Farmworkers have been systemically denied the right to collectively bargain and organize throughout American history. The 1935 National Labor Relations Act (NLRA) excluded farmworkers from the right to collective bargaining. Although this was the progressive era for workers’ rights legislation, it was also the Jim Crow law era. Consequently, farmworkers’ legal exclusion from collective bargaining was likely approved by Congress because the profession had a majority African American workforce.
New York law on the matter is in conflict. In 1937, New York passed its State Employee Relations Act (SERA), which conformed to the NLRA’s exclusion of farmworkers. The New York Constitution, passed in 1938, states that there exists a right to organize and bargain collectively. Yet, New York has continued to deny farmworkers their right to associate and bargain with employers.
Despite SERA clearly violating the plain language of New York’s Constitution and international criticism of the exclusion, the conflict has now become a matter for the court.

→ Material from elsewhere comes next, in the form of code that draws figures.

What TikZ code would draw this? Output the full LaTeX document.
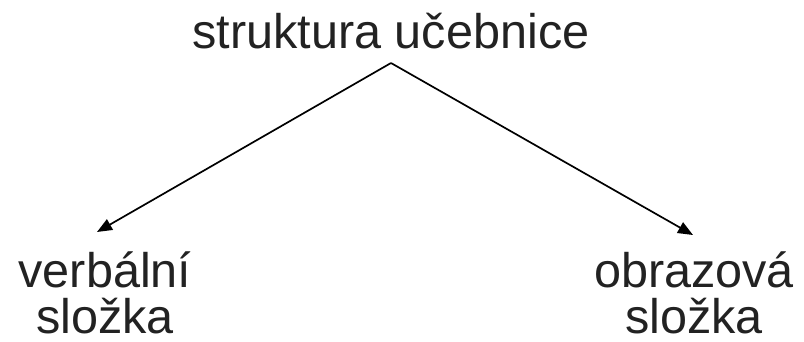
\documentclass[tikz,border=0pt]{standalone}
\usepackage{fontspec}
\setmainfont{Liberation Sans}
\usetikzlibrary{arrows.meta}
\definecolor{txt}{HTML}{222222}
\begin{document}
\begin{tikzpicture}[x=1pt,y=1pt,
  lbl/.style={inner sep=0pt,text=txt,font=\fontsize{48.6}{46}\selectfont,align=center,anchor=base},
  conn/.style={line width=1.7pt,-{Triangle[length=15pt,width=12pt]}}]
\useasboundingbox (0,0) rectangle (804,341);
\node[lbl] (top) at (391,293) {struktura učebnice};
\node[lbl] (left) at (105,8) {verbální\\složka};
\node[lbl] (right) at (694,8) {obrazová\\složka};
\coordinate (apex) at (391,278);
\coordinate (lt) at (97,109);
\coordinate (rt) at (693,106);
\draw[conn] (apex) -- (lt);
\draw[conn] (apex) -- (rt);
\end{tikzpicture}
\end{document}
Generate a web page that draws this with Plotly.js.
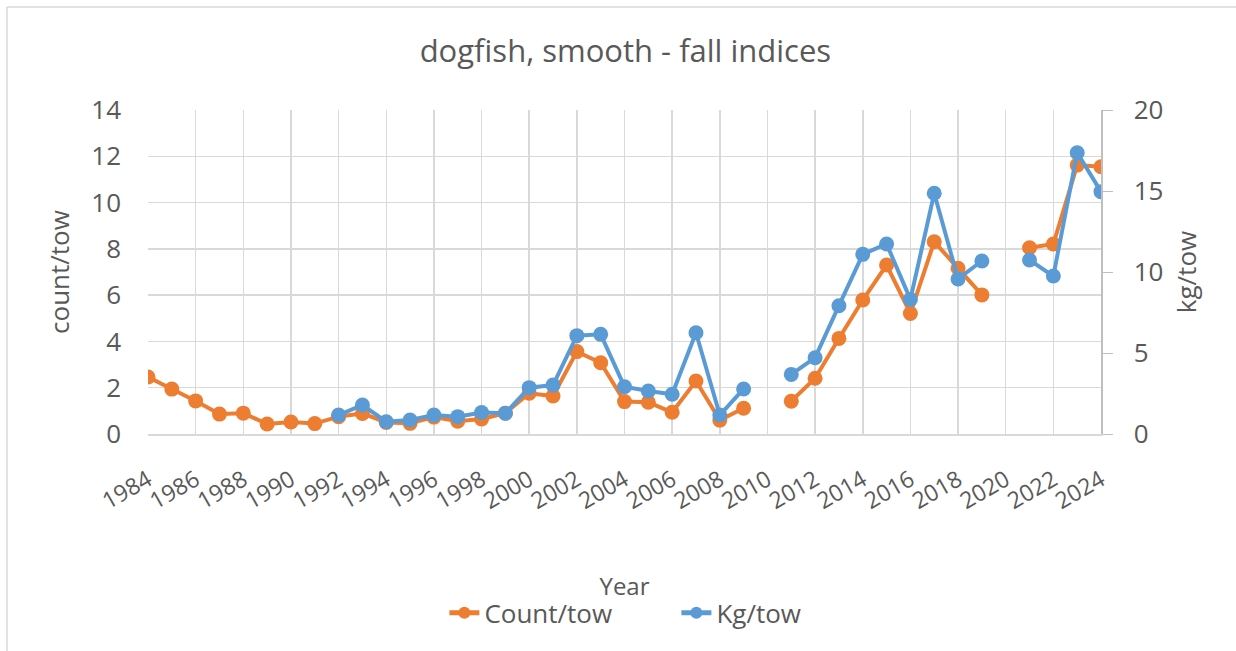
<!DOCTYPE html>
<html>
<head>
<meta charset="utf-8">
<script src="https://cdn.plot.ly/plotly-3.0.1.min.js"></script>
<style>html,body{margin:0;padding:0;background:#fff;}#chart{width:1236px;height:651px;}</style>
</head>
<body>
<div id="chart"></div>
<script>
const years = [1984,1985,1986,1987,1988,1989,1990,1991,1992,1993,1994,1995,1996,1997,1998,1999,2000,2001,2002,2003,2004,2005,2006,2007,2008,2009,2010,2011,2012,2013,2014,2015,2016,2017,2018,2019,2020,2021,2022,2023,2024];
const countPerTow = [2.46,1.94,1.43,0.86,0.9,0.43,0.52,0.45,0.75,0.89,0.5,0.46,0.73,0.55,0.65,0.9,1.76,1.64,3.56,3.08,1.40,1.37,0.94,2.29,0.6,1.11,null,1.42,2.41,4.13,5.79,7.3,5.21,8.31,7.16,6.01,null,8.05,8.21,11.62,11.55];
const kgPerTow = [null,null,null,null,null,null,null,null,1.17,1.79,0.76,0.86,1.17,1.07,1.33,1.28,2.86,3.02,6.07,6.15,2.92,2.65,2.45,6.25,1.17,2.78,null,3.68,4.71,7.92,11.09,11.73,8.31,14.86,9.57,10.68,null,10.74,9.75,17.36,14.96];
const titleText = 'dogfish, smooth - fall indices';
const xTitle = 'Year';
const yTitle = 'count/tow';
const y2Title = 'kg/tow';

const FONT = 'Open Sans, Noto Sans, sans-serif';
const GRAY = '#595959';

const traces = [
  {x: years, y: countPerTow, name: 'Count/tow', type: 'scatter', mode: 'lines+markers',
   line: {color: '#ED7D31', width: 4}, marker: {color: '#ED7D31', size: 15}, connectgaps: false, yaxis: 'y'},
  {x: years, y: kgPerTow, name: 'Kg/tow', type: 'scatter', mode: 'lines+markers',
   line: {color: '#5B9BD5', width: 4}, marker: {color: '#5B9BD5', size: 15}, connectgaps: false, yaxis: 'y2'}
];

const layout = {
  width: 1236, height: 651,
  paper_bgcolor: '#fff', plot_bgcolor: '#fff',
  margin: {l: 148, r: 135, t: 110, b: 217},
  font: {family: FONT, color: GRAY},
  title: {text: titleText, x: 0.506, xanchor: 'center', y: 0.922, yanchor: 'middle', font: {size: 31, color: GRAY, family: FONT}},
  showlegend: true,
  legend: {orientation: 'h', x: 0.311, xanchor: 'left', y: -0.552, yanchor: 'middle', entrywidth: 187, entrywidthmode: 'pixels', itemsizing: 'constant', font: {size: 26, color: GRAY}},
  xaxis: {
    range: [1984, 2024], tick0: 1984, dtick: 2, tickmode: 'linear',
    showgrid: true, gridcolor: '#d9d9d9', gridwidth: 1.5,
    showline: true, linecolor: '#d9d9d9', linewidth: 1.5,
    zeroline: false, ticks: '', tickangle: -30, ticklabelstandoff: 22,
    tickfont: {size: 23, color: GRAY},
    title: {text: xTitle, font: {size: 24, color: GRAY}, standoff: 63}
  },
  yaxis: {
    range: [0, 14], dtick: 2, tick0: 0, tickmode: 'linear',
    showgrid: true, gridcolor: '#d9d9d9', gridwidth: 1.5,
    showline: false, zeroline: false, ticks: '', ticklabelstandoff: 26,
    tickfont: {size: 26, color: GRAY},
    title: {text: yTitle, font: {size: 26, color: GRAY}, standoff: 14}
  },
  yaxis2: {
    overlaying: 'y', side: 'right', range: [0, 20], dtick: 5, tick0: 0, tickmode: 'linear',
    showgrid: false, showline: true, linecolor: '#bfbfbf', linewidth: 1.5, zeroline: false,
    ticks: 'outside', ticklen: 10, tickcolor: '#bfbfbf', ticklabelstandoff: 16,
    tickfont: {size: 26, color: GRAY},
    title: {text: y2Title, font: {size: 26, color: GRAY}, standoff: 15}
  },
  shapes: [
    {type: 'line', xref: 'paper', yref: 'paper', x0: -0.148, x1: 1.142, y0: 1.318, y1: 1.318, line: {color: '#d9d9d9', width: 1.5}},
    {type: 'line', xref: 'paper', yref: 'paper', x0: -0.148, x1: -0.148, y0: 1.318, y1: -0.67, line: {color: '#d9d9d9', width: 1.5}}
  ]
};

Plotly.newPlot('chart', traces, layout, {displayModeBar: false, staticPlot: true});
</script>
</body>
</html>
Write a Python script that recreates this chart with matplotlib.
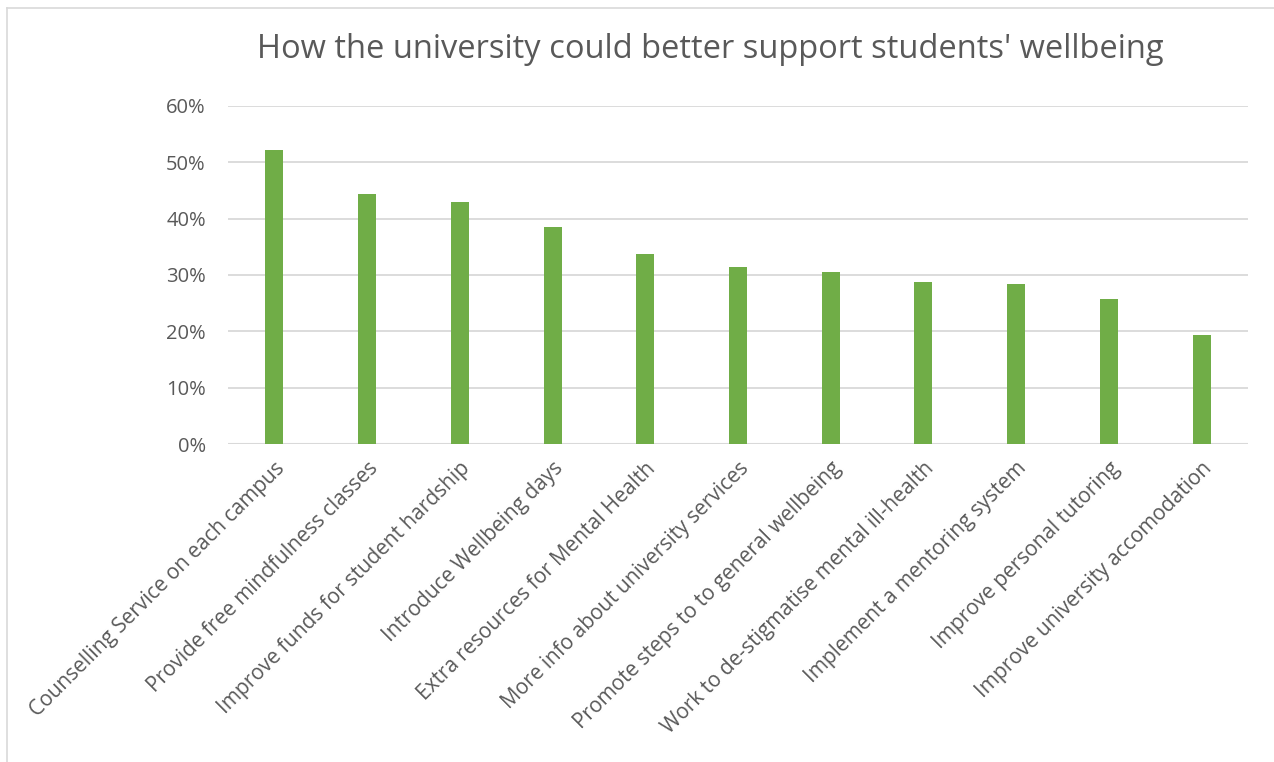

Recently, Crispin Hernandez, a former worker at a New York dairy farm, and two workers advocacy groups brought a suit against the state of New York to address this injustice on the state level. Hernandez was fired from his job for attempting to organize the workers to address working conditions at his farm. Because of the farmworker exclusion in SERA, he had no available remedy for this harm.
Governor Cuomo and Attorney General Schneiderman declined to defend the suit, agreeing that there is a fundamental right to collectively bargain. Instead, the New York Farm Bureau is defending the case on behalf of New York.
The right to organize and collectively bargain is a fundamental right that has been recognized almost universally. Hernandez’s suit should correct this injustice, and hopefully either the remaining U.S. states will follow, or Congress will make a change on the national level.